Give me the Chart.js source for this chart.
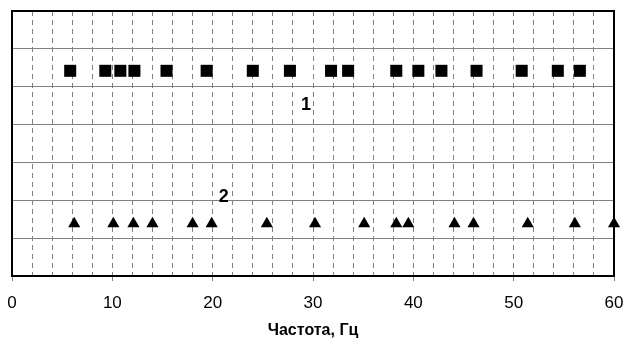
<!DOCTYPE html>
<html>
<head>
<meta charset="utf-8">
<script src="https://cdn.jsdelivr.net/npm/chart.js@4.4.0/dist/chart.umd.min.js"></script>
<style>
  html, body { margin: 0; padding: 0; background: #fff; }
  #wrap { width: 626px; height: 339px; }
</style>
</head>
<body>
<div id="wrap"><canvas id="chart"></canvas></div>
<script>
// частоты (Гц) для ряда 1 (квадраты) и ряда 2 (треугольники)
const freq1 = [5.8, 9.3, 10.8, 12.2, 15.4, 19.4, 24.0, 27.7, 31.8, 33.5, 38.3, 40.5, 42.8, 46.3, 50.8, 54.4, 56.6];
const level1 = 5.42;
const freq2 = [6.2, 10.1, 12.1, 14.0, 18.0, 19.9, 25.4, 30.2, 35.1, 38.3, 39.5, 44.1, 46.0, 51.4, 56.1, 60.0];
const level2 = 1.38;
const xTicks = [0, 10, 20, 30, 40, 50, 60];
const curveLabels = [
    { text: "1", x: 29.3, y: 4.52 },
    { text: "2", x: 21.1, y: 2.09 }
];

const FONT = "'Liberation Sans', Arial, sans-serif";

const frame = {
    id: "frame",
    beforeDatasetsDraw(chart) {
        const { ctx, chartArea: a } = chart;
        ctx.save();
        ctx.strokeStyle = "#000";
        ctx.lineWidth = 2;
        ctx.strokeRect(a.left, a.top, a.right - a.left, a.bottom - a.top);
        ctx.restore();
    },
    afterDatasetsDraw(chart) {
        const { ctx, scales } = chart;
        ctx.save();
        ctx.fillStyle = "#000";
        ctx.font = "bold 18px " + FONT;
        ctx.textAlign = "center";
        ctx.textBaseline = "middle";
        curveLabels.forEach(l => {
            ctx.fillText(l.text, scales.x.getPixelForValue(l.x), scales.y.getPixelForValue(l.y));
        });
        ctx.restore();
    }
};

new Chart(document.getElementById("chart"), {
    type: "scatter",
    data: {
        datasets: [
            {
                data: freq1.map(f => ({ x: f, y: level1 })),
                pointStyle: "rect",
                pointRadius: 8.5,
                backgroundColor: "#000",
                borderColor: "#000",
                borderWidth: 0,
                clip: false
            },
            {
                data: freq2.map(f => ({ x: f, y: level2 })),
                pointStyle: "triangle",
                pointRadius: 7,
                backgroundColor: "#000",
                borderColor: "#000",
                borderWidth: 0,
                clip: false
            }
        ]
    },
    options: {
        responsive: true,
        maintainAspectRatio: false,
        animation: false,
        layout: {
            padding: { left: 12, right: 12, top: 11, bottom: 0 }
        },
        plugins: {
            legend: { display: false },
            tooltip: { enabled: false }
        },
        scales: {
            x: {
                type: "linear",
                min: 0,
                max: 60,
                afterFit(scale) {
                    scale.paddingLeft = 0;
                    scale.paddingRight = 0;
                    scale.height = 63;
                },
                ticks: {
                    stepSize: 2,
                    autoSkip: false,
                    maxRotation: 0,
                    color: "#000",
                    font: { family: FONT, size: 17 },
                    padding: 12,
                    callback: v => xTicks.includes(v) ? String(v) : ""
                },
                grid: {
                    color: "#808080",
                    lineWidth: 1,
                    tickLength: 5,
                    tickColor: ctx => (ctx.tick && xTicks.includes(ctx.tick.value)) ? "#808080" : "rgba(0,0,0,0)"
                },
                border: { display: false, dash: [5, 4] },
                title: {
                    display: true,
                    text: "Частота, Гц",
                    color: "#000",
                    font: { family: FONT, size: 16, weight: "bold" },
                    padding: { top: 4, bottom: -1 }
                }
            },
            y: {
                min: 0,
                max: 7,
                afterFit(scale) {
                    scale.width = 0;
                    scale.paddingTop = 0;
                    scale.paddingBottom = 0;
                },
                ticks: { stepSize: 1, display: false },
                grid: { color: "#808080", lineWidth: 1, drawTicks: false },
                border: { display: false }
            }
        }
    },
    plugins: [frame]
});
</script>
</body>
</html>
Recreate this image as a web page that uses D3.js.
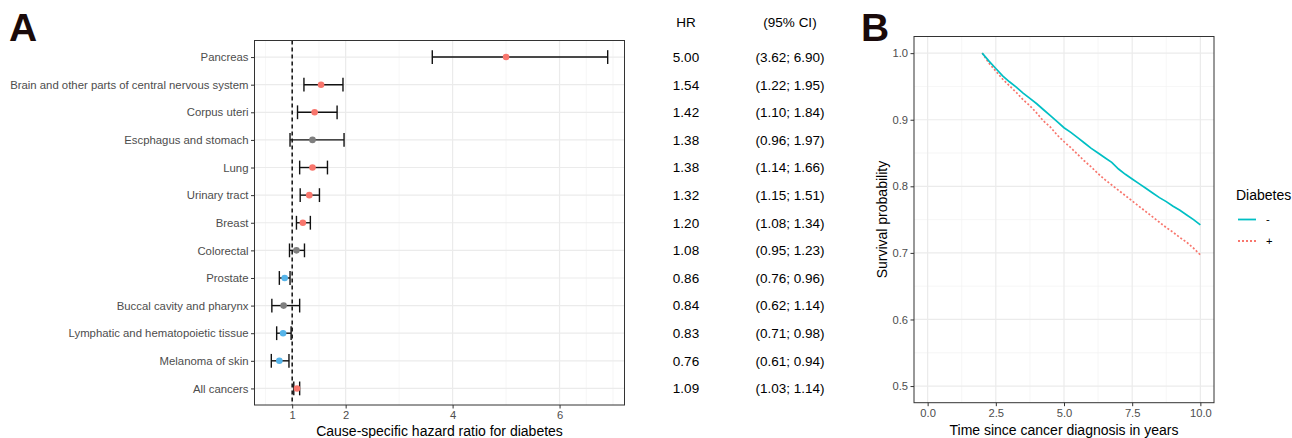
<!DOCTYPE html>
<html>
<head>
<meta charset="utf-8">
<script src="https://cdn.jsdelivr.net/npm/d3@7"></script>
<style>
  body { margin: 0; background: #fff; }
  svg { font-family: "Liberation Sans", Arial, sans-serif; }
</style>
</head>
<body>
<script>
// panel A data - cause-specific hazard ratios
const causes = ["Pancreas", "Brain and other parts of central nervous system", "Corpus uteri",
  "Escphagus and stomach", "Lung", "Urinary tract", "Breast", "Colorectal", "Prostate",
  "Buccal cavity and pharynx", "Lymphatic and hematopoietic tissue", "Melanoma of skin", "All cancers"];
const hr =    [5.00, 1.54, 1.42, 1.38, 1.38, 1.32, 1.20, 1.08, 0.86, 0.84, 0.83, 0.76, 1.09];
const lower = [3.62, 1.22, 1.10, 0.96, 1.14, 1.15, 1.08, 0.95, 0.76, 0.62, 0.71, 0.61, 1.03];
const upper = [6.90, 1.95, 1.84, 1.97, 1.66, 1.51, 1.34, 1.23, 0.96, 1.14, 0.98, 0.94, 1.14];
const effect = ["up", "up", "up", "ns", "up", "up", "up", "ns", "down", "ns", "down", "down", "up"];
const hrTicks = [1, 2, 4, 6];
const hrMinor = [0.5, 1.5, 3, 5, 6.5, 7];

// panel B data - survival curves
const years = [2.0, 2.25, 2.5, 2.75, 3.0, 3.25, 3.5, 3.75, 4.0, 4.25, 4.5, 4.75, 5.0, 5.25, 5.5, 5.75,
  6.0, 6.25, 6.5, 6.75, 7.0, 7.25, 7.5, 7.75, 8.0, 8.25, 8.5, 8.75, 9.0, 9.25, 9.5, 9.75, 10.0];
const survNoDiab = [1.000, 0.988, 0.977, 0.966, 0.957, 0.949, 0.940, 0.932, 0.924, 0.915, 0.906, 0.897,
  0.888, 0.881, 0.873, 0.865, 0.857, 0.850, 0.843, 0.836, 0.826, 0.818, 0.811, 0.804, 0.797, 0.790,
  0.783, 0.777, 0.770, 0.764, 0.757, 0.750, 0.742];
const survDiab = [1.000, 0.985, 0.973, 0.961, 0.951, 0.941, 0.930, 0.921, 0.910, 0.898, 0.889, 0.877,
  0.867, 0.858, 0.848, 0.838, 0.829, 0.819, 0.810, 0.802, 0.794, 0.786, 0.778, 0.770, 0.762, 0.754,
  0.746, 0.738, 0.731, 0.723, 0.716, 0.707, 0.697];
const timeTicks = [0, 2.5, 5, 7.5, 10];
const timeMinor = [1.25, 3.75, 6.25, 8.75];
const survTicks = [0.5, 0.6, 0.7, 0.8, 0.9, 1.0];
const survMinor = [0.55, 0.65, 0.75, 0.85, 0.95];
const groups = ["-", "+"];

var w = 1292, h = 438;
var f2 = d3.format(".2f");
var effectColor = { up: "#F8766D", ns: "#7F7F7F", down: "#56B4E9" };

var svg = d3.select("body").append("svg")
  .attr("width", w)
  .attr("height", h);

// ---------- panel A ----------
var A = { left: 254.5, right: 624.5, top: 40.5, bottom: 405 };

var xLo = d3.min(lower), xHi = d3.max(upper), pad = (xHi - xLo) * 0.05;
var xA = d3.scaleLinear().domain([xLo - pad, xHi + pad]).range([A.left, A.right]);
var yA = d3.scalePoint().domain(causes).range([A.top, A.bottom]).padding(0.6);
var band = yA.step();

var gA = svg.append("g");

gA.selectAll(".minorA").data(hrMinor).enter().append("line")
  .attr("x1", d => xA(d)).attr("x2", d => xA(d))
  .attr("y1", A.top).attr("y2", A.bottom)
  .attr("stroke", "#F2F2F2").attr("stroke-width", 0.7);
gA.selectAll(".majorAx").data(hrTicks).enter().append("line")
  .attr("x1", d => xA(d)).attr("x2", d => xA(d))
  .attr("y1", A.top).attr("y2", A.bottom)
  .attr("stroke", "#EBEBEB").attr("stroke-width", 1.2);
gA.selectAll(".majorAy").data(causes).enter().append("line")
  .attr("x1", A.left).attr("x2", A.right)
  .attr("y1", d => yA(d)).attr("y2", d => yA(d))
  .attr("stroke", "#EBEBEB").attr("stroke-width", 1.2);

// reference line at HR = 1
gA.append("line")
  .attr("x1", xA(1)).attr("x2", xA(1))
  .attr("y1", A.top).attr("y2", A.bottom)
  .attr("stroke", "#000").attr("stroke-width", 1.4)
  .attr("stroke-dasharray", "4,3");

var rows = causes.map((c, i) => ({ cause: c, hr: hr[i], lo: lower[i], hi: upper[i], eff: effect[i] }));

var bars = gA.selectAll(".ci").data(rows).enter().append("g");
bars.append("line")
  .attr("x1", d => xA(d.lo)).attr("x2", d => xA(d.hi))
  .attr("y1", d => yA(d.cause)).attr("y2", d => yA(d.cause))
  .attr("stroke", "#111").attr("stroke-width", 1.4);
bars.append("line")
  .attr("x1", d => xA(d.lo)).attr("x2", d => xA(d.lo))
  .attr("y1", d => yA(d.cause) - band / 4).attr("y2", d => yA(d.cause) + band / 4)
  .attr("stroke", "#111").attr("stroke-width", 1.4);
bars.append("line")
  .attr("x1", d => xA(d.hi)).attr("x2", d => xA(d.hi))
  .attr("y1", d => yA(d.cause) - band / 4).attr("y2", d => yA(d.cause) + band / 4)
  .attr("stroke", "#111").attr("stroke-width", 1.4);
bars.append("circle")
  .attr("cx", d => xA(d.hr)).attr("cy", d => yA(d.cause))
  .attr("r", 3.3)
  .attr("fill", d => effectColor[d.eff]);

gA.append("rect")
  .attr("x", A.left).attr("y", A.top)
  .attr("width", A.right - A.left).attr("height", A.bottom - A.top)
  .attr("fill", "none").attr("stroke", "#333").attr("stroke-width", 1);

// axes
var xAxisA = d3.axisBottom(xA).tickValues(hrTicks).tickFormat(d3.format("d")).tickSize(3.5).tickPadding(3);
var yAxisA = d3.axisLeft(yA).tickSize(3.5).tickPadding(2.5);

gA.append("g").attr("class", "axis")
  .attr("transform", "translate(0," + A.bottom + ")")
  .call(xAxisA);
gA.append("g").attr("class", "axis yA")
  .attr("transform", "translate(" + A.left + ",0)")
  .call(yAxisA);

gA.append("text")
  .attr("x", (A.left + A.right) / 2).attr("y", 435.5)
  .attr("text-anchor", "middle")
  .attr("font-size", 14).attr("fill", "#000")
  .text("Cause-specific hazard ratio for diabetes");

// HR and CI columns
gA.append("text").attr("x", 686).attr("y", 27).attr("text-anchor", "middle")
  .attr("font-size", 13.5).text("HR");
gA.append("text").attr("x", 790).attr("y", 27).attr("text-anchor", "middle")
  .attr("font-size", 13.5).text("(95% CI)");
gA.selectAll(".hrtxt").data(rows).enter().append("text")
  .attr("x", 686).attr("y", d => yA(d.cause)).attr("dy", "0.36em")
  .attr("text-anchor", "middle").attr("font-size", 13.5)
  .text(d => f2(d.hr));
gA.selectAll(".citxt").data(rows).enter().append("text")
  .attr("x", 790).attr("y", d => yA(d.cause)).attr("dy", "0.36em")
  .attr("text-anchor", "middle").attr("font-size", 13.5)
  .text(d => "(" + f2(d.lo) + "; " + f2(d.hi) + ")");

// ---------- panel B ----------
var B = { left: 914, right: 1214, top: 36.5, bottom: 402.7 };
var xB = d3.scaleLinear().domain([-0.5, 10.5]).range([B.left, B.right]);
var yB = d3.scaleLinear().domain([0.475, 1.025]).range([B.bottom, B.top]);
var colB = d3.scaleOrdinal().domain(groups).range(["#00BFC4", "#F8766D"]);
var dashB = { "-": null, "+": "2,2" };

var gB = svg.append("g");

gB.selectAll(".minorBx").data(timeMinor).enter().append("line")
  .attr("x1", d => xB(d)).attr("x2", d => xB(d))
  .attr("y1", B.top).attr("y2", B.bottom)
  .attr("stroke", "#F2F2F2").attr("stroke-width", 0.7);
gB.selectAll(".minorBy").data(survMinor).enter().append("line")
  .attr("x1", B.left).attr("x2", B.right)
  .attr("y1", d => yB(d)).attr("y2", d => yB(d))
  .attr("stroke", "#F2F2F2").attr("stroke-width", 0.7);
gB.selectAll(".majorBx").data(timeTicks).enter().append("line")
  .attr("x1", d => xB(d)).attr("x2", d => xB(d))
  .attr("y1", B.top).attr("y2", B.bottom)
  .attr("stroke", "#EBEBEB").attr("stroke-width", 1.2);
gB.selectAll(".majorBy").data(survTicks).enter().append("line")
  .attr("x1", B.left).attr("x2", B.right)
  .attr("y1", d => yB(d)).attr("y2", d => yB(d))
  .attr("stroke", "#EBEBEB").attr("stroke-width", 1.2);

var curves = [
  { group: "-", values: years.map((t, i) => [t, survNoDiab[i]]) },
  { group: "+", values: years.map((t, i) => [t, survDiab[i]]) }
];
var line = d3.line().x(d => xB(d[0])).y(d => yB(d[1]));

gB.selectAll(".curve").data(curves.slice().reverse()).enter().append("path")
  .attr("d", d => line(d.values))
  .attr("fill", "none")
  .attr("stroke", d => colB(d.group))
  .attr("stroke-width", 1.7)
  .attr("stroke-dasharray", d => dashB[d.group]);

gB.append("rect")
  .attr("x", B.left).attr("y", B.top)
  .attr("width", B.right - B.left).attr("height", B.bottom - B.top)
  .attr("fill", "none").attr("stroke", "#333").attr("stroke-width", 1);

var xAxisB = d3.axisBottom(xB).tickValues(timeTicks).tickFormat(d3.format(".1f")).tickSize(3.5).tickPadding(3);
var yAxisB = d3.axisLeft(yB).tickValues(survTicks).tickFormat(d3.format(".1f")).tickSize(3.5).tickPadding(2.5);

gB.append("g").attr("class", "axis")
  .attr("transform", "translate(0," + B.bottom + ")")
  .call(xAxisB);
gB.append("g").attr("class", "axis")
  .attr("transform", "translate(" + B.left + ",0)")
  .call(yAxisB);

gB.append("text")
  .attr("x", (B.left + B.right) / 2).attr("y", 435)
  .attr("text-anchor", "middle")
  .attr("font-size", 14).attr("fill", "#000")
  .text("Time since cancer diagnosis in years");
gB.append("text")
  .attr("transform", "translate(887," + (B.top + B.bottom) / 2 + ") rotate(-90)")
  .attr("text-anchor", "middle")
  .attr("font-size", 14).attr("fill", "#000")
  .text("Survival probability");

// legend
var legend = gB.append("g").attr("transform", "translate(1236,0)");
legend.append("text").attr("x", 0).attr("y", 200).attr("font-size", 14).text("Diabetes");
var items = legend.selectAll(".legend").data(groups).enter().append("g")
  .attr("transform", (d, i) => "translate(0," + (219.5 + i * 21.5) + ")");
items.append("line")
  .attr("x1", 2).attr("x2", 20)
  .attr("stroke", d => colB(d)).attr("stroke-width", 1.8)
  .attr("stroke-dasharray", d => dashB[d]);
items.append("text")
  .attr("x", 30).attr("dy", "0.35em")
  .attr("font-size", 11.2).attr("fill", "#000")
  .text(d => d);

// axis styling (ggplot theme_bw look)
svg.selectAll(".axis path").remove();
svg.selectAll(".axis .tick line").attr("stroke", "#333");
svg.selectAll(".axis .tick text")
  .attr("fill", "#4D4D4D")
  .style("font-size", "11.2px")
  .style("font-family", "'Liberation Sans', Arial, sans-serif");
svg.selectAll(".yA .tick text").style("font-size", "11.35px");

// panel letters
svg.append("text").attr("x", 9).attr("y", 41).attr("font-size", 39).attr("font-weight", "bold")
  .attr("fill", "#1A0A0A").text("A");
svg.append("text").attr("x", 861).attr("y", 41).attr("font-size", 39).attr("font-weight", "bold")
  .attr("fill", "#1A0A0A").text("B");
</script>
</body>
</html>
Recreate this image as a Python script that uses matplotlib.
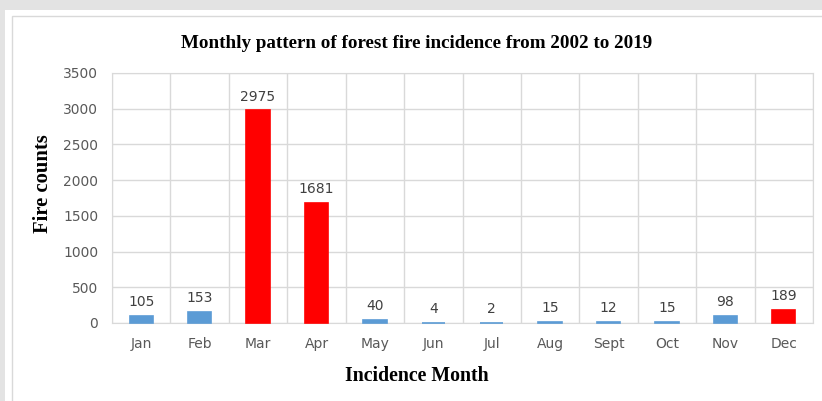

## [Task requirements]
Reproduce nothing but the lines from the one with "Recreate this image as a web" to the one with "const hrMinor = [0.5, 1.5, 3, 5, 6.5, 7];", both lines included, and keep every picture out of the copy.

## [The result]
Recreate this image as a web page that uses D3.js.
<!DOCTYPE html>
<html>
<head>
<meta charset="utf-8">
<script src="https://cdn.jsdelivr.net/npm/d3@7"></script>
<style>
  body { margin: 0; background: #fff; }
  svg { font-family: "Liberation Sans", Arial, sans-serif; }
</style>
</head>
<body>
<script>
// panel A data - cause-specific hazard ratios
const causes = ["Pancreas", "Brain and other parts of central nervous system", "Corpus uteri",
  "Escphagus and stomach", "Lung", "Urinary tract", "Breast", "Colorectal", "Prostate",
  "Buccal cavity and pharynx", "Lymphatic and hematopoietic tissue", "Melanoma of skin", "All cancers"];
const hr =    [5.00, 1.54, 1.42, 1.38, 1.38, 1.32, 1.20, 1.08, 0.86, 0.84, 0.83, 0.76, 1.09];
const lower = [3.62, 1.22, 1.10, 0.96, 1.14, 1.15, 1.08, 0.95, 0.76, 0.62, 0.71, 0.61, 1.03];
const upper = [6.90, 1.95, 1.84, 1.97, 1.66, 1.51, 1.34, 1.23, 0.96, 1.14, 0.98, 0.94, 1.14];
const effect = ["up", "up", "up", "ns", "up", "up", "up", "ns", "down", "ns", "down", "down", "up"];
const hrTicks = [1, 2, 4, 6];
const hrMinor = [0.5, 1.5, 3, 5, 6.5, 7];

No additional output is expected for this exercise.